--- BEGIN Supplied material ---
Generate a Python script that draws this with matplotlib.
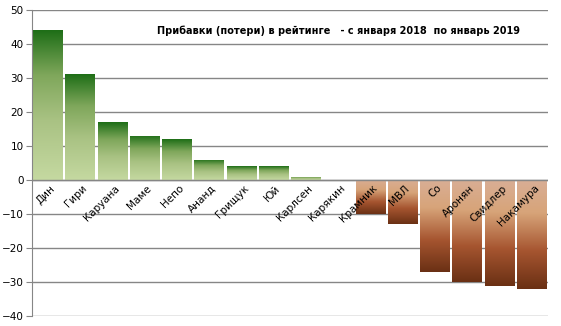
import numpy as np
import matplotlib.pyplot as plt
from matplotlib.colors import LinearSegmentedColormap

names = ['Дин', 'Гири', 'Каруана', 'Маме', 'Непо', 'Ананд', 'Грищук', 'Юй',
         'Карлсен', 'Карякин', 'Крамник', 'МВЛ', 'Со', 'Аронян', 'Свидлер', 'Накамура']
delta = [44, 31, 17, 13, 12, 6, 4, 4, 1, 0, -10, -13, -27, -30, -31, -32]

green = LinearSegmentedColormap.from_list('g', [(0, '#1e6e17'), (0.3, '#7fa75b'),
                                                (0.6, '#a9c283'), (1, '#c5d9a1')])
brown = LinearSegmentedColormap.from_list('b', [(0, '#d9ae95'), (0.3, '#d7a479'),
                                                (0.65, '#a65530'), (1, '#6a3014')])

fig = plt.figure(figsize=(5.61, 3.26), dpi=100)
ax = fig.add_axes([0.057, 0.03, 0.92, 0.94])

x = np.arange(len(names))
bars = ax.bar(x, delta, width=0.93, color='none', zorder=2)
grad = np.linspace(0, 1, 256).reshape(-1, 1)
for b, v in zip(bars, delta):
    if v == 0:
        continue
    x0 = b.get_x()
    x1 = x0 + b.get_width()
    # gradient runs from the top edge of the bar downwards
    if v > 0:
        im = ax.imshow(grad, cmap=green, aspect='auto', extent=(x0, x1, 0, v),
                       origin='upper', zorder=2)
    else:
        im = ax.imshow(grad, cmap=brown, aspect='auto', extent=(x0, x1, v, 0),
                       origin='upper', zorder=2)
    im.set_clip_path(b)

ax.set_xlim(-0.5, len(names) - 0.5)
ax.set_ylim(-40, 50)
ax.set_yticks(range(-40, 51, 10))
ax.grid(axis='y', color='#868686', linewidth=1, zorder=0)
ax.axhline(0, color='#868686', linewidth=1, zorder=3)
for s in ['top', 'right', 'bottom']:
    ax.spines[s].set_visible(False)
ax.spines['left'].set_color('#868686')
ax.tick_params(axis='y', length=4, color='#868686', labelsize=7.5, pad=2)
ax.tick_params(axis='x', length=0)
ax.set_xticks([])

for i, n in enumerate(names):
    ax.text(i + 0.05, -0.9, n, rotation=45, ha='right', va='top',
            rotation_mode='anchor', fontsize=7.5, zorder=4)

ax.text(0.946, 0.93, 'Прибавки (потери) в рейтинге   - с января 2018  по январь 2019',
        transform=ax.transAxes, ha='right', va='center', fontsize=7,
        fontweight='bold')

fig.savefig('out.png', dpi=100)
--- END Supplied material ---
Skip the pictures, then retype every line above exactly.

▶ Output of the exercise:
Generate a Python script that draws this with matplotlib.
import numpy as np
import matplotlib.pyplot as plt
from matplotlib.colors import LinearSegmentedColormap

names = ['Дин', 'Гири', 'Каруана', 'Маме', 'Непо', 'Ананд', 'Грищук', 'Юй',
         'Карлсен', 'Карякин', 'Крамник', 'МВЛ', 'Со', 'Аронян', 'Свидлер', 'Накамура']
delta = [44, 31, 17, 13, 12, 6, 4, 4, 1, 0, -10, -13, -27, -30, -31, -32]

green = LinearSegmentedColormap.from_list('g', [(0, '#1e6e17'), (0.3, '#7fa75b'),
                                                (0.6, '#a9c283'), (1, '#c5d9a1')])
brown = LinearSegmentedColormap.from_list('b', [(0, '#d9ae95'), (0.3, '#d7a479'),
                                                (0.65, '#a65530'), (1, '#6a3014')])

fig = plt.figure(figsize=(5.61, 3.26), dpi=100)
ax = fig.add_axes([0.057, 0.03, 0.92, 0.94])

x = np.arange(len(names))
bars = ax.bar(x, delta, width=0.93, color='none', zorder=2)
grad = np.linspace(0, 1, 256).reshape(-1, 1)
for b, v in zip(bars, delta):
    if v == 0:
        continue
    x0 = b.get_x()
    x1 = x0 + b.get_width()
    # gradient runs from the top edge of the bar downwards
    if v > 0:
        im = ax.imshow(grad, cmap=green, aspect='auto', extent=(x0, x1, 0, v),
                       origin='upper', zorder=2)
    else:
        im = ax.imshow(grad, cmap=brown, aspect='auto', extent=(x0, x1, v, 0),
                       origin='upper', zorder=2)
    im.set_clip_path(b)

ax.set_xlim(-0.5, len(names) - 0.5)
ax.set_ylim(-40, 50)
ax.set_yticks(range(-40, 51, 10))
ax.grid(axis='y', color='#868686', linewidth=1, zorder=0)
ax.axhline(0, color='#868686', linewidth=1, zorder=3)
for s in ['top', 'right', 'bottom']:
    ax.spines[s].set_visible(False)
ax.spines['left'].set_color('#868686')
ax.tick_params(axis='y', length=4, color='#868686', labelsize=7.5, pad=2)
ax.tick_params(axis='x', length=0)
ax.set_xticks([])

for i, n in enumerate(names):
    ax.text(i + 0.05, -0.9, n, rotation=45, ha='right', va='top',
            rotation_mode='anchor', fontsize=7.5, zorder=4)

ax.text(0.946, 0.93, 'Прибавки (потери) в рейтинге   - с января 2018  по январь 2019',
        transform=ax.transAxes, ha='right', va='center', fontsize=7,
        fontweight='bold')

fig.savefig('out.png', dpi=100)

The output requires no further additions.